> [Data]:
_ _ _ _

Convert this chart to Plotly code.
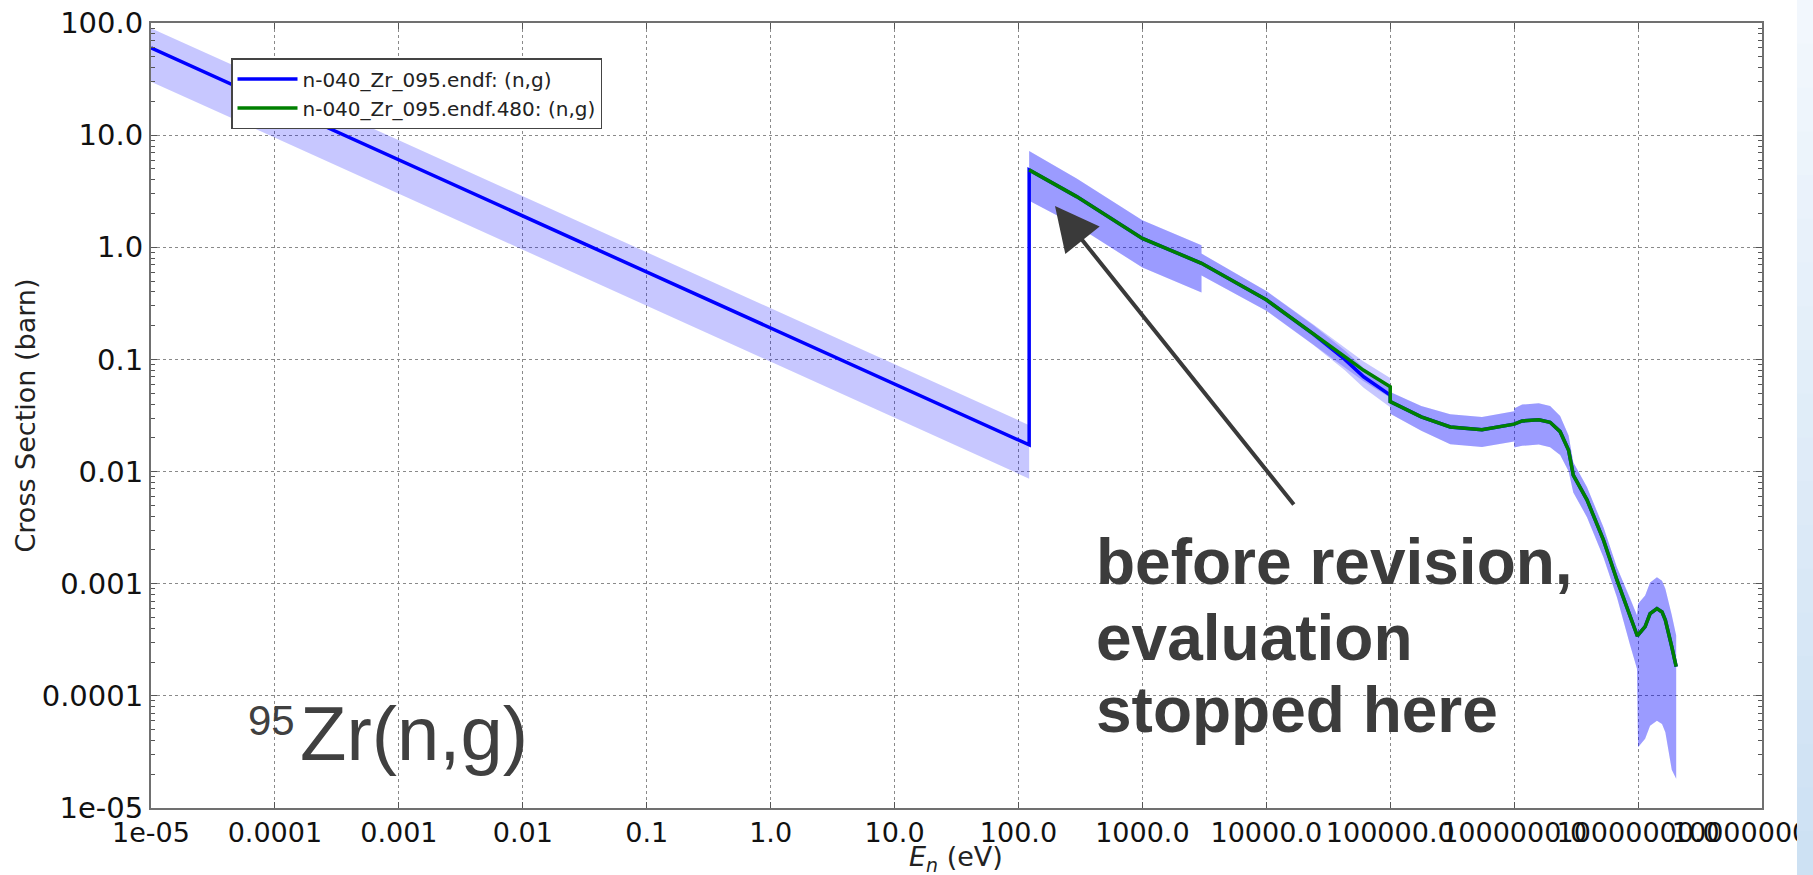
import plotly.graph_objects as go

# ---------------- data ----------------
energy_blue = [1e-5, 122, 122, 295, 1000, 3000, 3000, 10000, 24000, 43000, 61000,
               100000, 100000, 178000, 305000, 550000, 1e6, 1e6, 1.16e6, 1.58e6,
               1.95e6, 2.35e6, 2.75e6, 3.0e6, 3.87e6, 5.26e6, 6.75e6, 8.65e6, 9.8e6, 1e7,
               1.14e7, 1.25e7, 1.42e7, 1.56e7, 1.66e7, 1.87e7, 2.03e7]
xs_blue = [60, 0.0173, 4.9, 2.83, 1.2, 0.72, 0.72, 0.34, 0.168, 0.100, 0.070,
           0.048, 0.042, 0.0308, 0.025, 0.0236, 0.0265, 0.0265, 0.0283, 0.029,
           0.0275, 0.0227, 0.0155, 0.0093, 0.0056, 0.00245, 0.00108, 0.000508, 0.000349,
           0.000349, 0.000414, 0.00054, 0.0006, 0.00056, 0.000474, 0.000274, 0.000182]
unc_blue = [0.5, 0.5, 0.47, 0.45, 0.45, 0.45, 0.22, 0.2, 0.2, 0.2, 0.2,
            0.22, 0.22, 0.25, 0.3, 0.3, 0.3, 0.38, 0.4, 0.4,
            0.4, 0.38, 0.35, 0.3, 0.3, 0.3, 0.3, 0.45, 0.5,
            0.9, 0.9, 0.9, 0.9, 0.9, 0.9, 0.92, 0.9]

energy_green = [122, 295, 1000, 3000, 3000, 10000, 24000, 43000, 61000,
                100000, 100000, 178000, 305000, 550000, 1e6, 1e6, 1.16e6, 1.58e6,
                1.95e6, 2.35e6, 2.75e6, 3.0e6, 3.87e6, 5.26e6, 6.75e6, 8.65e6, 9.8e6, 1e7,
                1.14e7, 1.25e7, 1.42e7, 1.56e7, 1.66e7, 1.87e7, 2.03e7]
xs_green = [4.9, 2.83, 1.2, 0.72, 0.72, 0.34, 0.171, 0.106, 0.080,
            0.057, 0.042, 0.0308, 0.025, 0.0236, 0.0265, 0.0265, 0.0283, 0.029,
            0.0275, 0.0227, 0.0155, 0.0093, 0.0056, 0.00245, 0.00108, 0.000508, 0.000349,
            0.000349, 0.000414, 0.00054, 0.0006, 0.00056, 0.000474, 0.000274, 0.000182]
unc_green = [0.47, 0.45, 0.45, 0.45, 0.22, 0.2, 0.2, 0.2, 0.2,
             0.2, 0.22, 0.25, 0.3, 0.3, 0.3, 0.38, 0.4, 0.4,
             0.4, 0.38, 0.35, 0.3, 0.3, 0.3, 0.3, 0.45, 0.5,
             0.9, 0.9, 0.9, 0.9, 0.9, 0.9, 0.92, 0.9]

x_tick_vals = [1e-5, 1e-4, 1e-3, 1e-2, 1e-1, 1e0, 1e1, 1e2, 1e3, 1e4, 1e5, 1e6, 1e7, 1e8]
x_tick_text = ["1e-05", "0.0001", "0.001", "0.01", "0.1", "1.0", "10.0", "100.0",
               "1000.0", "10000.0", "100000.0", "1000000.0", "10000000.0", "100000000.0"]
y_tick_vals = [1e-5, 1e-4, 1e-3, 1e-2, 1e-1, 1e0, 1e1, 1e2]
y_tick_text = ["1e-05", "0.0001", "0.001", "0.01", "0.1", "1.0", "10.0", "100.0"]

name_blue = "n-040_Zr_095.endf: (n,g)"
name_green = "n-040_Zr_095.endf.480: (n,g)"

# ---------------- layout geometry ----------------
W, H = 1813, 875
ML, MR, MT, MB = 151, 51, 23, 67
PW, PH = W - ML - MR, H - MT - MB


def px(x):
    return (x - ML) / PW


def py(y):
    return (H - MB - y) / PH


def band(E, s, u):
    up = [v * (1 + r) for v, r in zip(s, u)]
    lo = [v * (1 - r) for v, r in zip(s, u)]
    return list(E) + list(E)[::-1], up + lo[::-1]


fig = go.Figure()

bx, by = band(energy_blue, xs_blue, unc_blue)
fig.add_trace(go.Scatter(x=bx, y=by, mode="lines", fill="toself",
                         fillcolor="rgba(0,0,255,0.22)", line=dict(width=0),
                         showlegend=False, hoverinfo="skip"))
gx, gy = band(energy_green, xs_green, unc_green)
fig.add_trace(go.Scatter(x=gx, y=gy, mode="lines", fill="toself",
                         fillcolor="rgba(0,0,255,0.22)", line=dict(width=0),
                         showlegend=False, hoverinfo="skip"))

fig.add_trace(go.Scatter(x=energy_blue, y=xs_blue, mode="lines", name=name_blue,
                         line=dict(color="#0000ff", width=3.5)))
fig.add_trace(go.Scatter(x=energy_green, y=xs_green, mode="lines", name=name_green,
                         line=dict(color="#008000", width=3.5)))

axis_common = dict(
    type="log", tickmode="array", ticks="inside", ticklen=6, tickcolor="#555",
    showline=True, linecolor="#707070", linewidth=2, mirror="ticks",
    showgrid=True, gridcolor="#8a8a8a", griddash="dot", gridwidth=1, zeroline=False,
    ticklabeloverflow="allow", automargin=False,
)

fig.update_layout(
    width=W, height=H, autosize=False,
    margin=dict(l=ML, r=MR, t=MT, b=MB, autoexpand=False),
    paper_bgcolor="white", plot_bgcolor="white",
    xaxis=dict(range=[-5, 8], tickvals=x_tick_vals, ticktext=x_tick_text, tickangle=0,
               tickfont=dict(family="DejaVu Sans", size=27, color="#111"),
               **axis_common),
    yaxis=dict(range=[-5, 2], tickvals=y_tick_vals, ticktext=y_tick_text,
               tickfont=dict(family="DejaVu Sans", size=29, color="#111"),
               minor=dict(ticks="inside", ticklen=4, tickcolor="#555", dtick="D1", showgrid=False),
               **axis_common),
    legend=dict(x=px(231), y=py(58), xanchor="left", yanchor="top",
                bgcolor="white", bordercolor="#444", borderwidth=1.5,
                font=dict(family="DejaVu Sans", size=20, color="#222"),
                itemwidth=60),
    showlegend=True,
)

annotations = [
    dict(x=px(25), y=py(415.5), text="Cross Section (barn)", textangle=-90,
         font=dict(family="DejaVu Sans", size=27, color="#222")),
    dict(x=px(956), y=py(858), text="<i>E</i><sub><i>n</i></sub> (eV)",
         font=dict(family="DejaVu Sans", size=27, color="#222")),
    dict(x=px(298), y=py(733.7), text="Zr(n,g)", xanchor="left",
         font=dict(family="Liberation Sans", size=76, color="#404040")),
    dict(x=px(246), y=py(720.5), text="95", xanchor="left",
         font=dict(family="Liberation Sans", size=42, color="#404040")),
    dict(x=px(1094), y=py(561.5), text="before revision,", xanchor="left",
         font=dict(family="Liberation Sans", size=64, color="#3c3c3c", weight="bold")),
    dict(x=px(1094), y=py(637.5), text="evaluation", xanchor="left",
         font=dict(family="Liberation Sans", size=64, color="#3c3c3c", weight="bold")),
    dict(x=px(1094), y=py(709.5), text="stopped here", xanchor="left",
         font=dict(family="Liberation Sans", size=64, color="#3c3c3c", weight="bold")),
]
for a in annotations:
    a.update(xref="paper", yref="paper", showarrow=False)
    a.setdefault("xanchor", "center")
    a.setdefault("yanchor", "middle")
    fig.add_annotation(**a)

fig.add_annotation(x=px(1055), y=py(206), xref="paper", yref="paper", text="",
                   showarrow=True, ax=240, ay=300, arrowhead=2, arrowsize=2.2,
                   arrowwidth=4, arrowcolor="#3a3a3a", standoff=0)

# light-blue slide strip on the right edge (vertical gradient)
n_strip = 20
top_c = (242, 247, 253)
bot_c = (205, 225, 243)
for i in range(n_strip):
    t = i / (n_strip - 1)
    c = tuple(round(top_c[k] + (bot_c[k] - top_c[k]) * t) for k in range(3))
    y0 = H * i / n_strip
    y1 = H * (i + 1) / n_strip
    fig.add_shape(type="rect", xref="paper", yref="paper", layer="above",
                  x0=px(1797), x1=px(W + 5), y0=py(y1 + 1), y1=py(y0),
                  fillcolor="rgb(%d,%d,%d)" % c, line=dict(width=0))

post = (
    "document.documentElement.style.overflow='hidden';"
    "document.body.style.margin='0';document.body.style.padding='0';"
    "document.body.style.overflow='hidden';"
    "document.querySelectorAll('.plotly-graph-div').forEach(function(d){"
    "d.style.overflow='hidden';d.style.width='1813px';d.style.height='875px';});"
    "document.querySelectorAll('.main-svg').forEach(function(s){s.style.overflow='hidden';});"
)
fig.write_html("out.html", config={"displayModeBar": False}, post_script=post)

_ _ _ _

> [Goal]: Every line from the start of the listing above through the line with "import plotly.graph_objects as go" should be repeated exactly; skip the pictures and add nothing else.

> [Output of the exercise]:
Convert this chart to Plotly code.
import plotly.graph_objects as go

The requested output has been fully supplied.